Almost an Evening is a series of three one-act plays written by Ethan Coen and directed by Neil Pepe. It premiered Off-Broadway in January 2008 at the Atlantic Theater Company Stage 2. After its initial run through February 10, 2008 it was transferred to the Bleecker Street Theater. Almost an Evening began previews March 20, 2008 and ran through June 1, 2008. The commercial run is the first partnership with Art Meets Commerce and the Atlantic Theater Company.

==Plays==
- Waiting – Someone waits somewhere for quite some time.
- Four Benches – His voyage to self-discovery takes a British intelligence agent to steam baths in New York and Texas, and to park benches in the U.S. and U.K.
- Debate – Cosmic questions are taken up. Not much is learned.

==Characters and casts==
- Atlantic Theatre Company Cast
- F. Murray Abraham - Control/God Who Judges
- J.R. Horne - Mr.Broodhum/Angel 2/Understudy
- Jordan Lage - Mr. Sebatacheck/Texan/Young Man
- Mark Linn-Baker - McMartin/God Who Loves
- Mary McCann - Receptionist/Young Woman
- Del Pentecost - Polhemus/Earl/Angel 1
- Joey Slotnick - Nelson/Waiter
- Jonathan Cake - One/Maitere D'
- Elizabeth Marvel - Woman with Pram/Lady Friend

- Bleecker Street Theatre Cast
- F. Murray Abraham - Control/God Who Judges
- J.R. Horne - Mr.Broodhum/Angel 2/Understudy
- Jordan Lage - Mr. Sebatacheck/Texan/Young Man
- Mark Linn-Baker - McMartin/God Who Loves
- Mary McCann - Receptionist/Young Woman
- Del Pentecost - Polhemus/Earl/Angel 1
- Joey Slotnick - Nelson/Waiter
- Tim Hopper- One/Maitere D'
- Johanna Day - Woman with Pram/Lady Friend

==Critical response==
Head Critic for The New York Times, Ben Brantley stated:

“Tasty, bite-sized comedies. Nimbly directed by Neil Pepe. Theatergoers nostalgic for the urbane, mind-teasing divertissements that once flourished Off-Broadway should leave happily hungry. A dream team.”

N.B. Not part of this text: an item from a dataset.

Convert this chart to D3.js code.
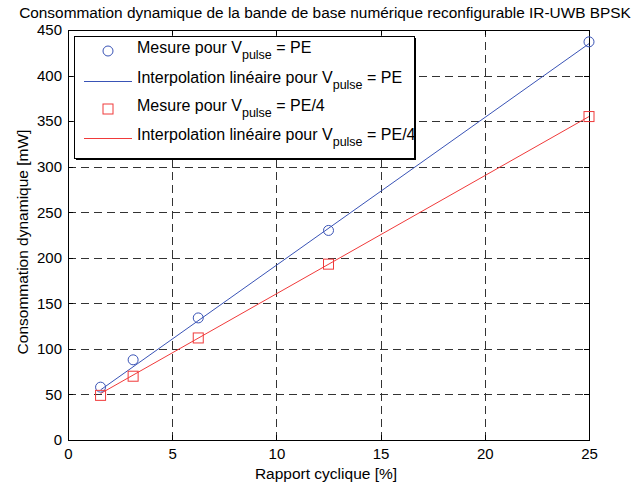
<!DOCTYPE html>
<html>
<head>
<meta charset="utf-8">
<script src="https://cdn.jsdelivr.net/npm/d3@7"></script>
<style>
	body { margin: 0; background: #fff; }
	text { font-family: "Liberation Sans", Arial, sans-serif; }
	.axis path, .axis line { stroke: #000; fill: none; shape-rendering: crispEdges; }
	.axis text { font-size: 15px; fill: #000; }
	.grid line { stroke: #333; stroke-dasharray: 8,5; shape-rendering: crispEdges; }
</style>
</head>
<body>
<script>
	var width = 635, height = 488;
	var margin = {left: 68, right: 46, top: 30, bottom: 48};

	// rapport cyclique en %
	var duty = [1.5625, 3.125, 6.25, 12.5, 25];
	var mesurePE = [58, 88, 134, 230, 437];
	var mesurePE4 = [49, 70, 112, 193, 355];
	// extremites des droites d'interpolation
	var fitX = [1.5625, 25];
	var fitPE = [55, 435];
	var fitPE4 = [51, 355];
	var xTicks = [0, 5, 10, 15, 20, 25];
	var yTicks = [0, 50, 100, 150, 200, 250, 300, 350, 400, 450];

	var blue = "#3953b6", red = "#f03a3a";

	var svg = d3.select("body").append("svg")
		.attr("width", width).attr("height", height);

	var x = d3.scaleLinear().domain([0, 25]).range([margin.left, width - margin.right]);
	var y = d3.scaleLinear().domain([0, 450]).range([height - margin.bottom, margin.top]);

	//grille
	svg.append("g").attr("class", "grid")
		.selectAll("line").data(xTicks.slice(1, -1)).enter().append("line")
		.attr("x1", function(d){ return Math.round(x(d)) + 0.5; })
		.attr("x2", function(d){ return Math.round(x(d)) + 0.5; })
		.attr("y1", y(0)).attr("y2", y(450));
	svg.append("g").attr("class", "grid")
		.selectAll("line").data(yTicks.slice(1, -1)).enter().append("line")
		.attr("y1", function(d){ return Math.round(y(d)) + 0.5; })
		.attr("y2", function(d){ return Math.round(y(d)) + 0.5; })
		.attr("x1", x(0)).attr("x2", x(25));

	//axes
	svg.append("g").attr("class", "axis")
		.attr("transform", "translate(0," + y(0) + ")")
		.call(d3.axisBottom(x).tickValues(xTicks).tickSizeInner(-5).tickSizeOuter(0).tickPadding(8));
	svg.append("g").attr("class", "axis")
		.attr("transform", "translate(" + x(0) + ",0)")
		.call(d3.axisLeft(y).tickValues(yTicks).tickSizeInner(-5).tickSizeOuter(0).tickPadding(6));
	svg.append("g").attr("class", "axis")
		.attr("transform", "translate(0," + y(450) + ")")
		.call(d3.axisTop(x).tickValues(xTicks).tickSizeInner(-5).tickSizeOuter(0).tickFormat(""));
	svg.append("g").attr("class", "axis")
		.attr("transform", "translate(" + x(25) + ",0)")
		.call(d3.axisRight(y).tickValues(yTicks).tickSizeInner(-5).tickSizeOuter(0).tickFormat(""));

	//droites
	var line = d3.line()
		.x(function(d){ return x(d[0]); })
		.y(function(d){ return y(d[1]); });
	svg.append("path").datum(d3.zip(fitX, fitPE))
		.attr("d", line).attr("fill", "none").attr("stroke", blue).attr("stroke-width", 1);
	svg.append("path").datum(d3.zip(fitX, fitPE4))
		.attr("d", line).attr("fill", "none").attr("stroke", red).attr("stroke-width", 1);

	//mesures
	svg.selectAll(".circ").data(d3.zip(duty, mesurePE)).enter().append("circle")
		.attr("class", "circ")
		.attr("cx", function(d){ return x(d[0]); })
		.attr("cy", function(d){ return y(d[1]); })
		.attr("r", 5).attr("fill", "none").attr("stroke", blue);
	svg.selectAll(".sq").data(d3.zip(duty, mesurePE4)).enter().append("rect")
		.attr("class", "sq")
		.attr("x", function(d){ return x(d[0]) - 5; })
		.attr("y", function(d){ return y(d[1]) - 5; })
		.attr("width", 10).attr("height", 10)
		.attr("fill", "none").attr("stroke", red);

	//titres
	svg.append("text").attr("x", 325).attr("y", 18)
		.attr("text-anchor", "middle").style("font-size", "15.4px")
		.text("Consommation dynamique de la bande de base numérique reconfigurable IR-UWB BPSK");
	svg.append("text").attr("x", 326).attr("y", 479)
		.attr("text-anchor", "middle").style("font-size", "15.5px")
		.text("Rapport cyclique [%]");
	svg.append("text").attr("transform", "translate(28,242) rotate(-90)")
		.attr("text-anchor", "middle").style("font-size", "15.5px")
		.text("Consommation dynamique [mW]");

	//legende
	var lg = svg.append("g");
	var lgW = 340, lgH = 122;
	lg.append("rect").attr("x", 76).attr("y", 38).attr("width", lgW).attr("height", lgH).attr("fill", "#000");
	lg.append("rect").attr("x", 74.5).attr("y", 36.5).attr("width", lgW).attr("height", lgH)
		.attr("fill", "#fff").attr("stroke", "#000");
	var entries = [
		{type: "circle", color: blue, label: "Mesure pour V", sub: "pulse", tail: " = PE"},
		{type: "line", color: blue, label: "Interpolation linéaire pour V", sub: "pulse", tail: " = PE"},
		{type: "square", color: red, label: "Mesure pour V", sub: "pulse", tail: " = PE/4"},
		{type: "line", color: red, label: "Interpolation linéaire pour V", sub: "pulse", tail: " = PE/4"}
	];
	var rowY = [51, 81, 109, 138];
	entries.forEach(function(e, i){
		var cy = rowY[i];
		if (e.type === "circle") {
			lg.append("circle").attr("cx", 108).attr("cy", cy).attr("r", 5)
				.attr("fill", "none").attr("stroke", e.color);
		} else if (e.type === "square") {
			lg.append("rect").attr("x", 103).attr("y", cy - 5).attr("width", 10).attr("height", 10)
				.attr("fill", "none").attr("stroke", e.color);
		} else {
			lg.append("line").attr("x1", 84).attr("x2", 132).attr("y1", cy + 0.5).attr("y2", cy + 0.5)
				.attr("stroke", e.color);
		}
		var t = lg.append("text").attr("x", 137).attr("y", cy + 2).style("font-size", "16px");
		t.append("tspan").text(e.label);
		t.append("tspan").attr("dy", 6).style("font-size", "12.5px").text(e.sub);
		t.append("tspan").attr("dy", -6).text(e.tail);
	});
</script>
</body>
</html>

Melissa Rose Bernardo from Entertainment Weekly stated:

“Boisterous and fun [...] Coen couldn’t ask for a better production than this Atlantic Theater Company treatment.”

Linda Winer from Newsday Stated:

“Gleeful, thoughtful and darkly loopy. These new, lean pieces mark the serious stage debut of a shrewd and weirdly endearing comic voice.”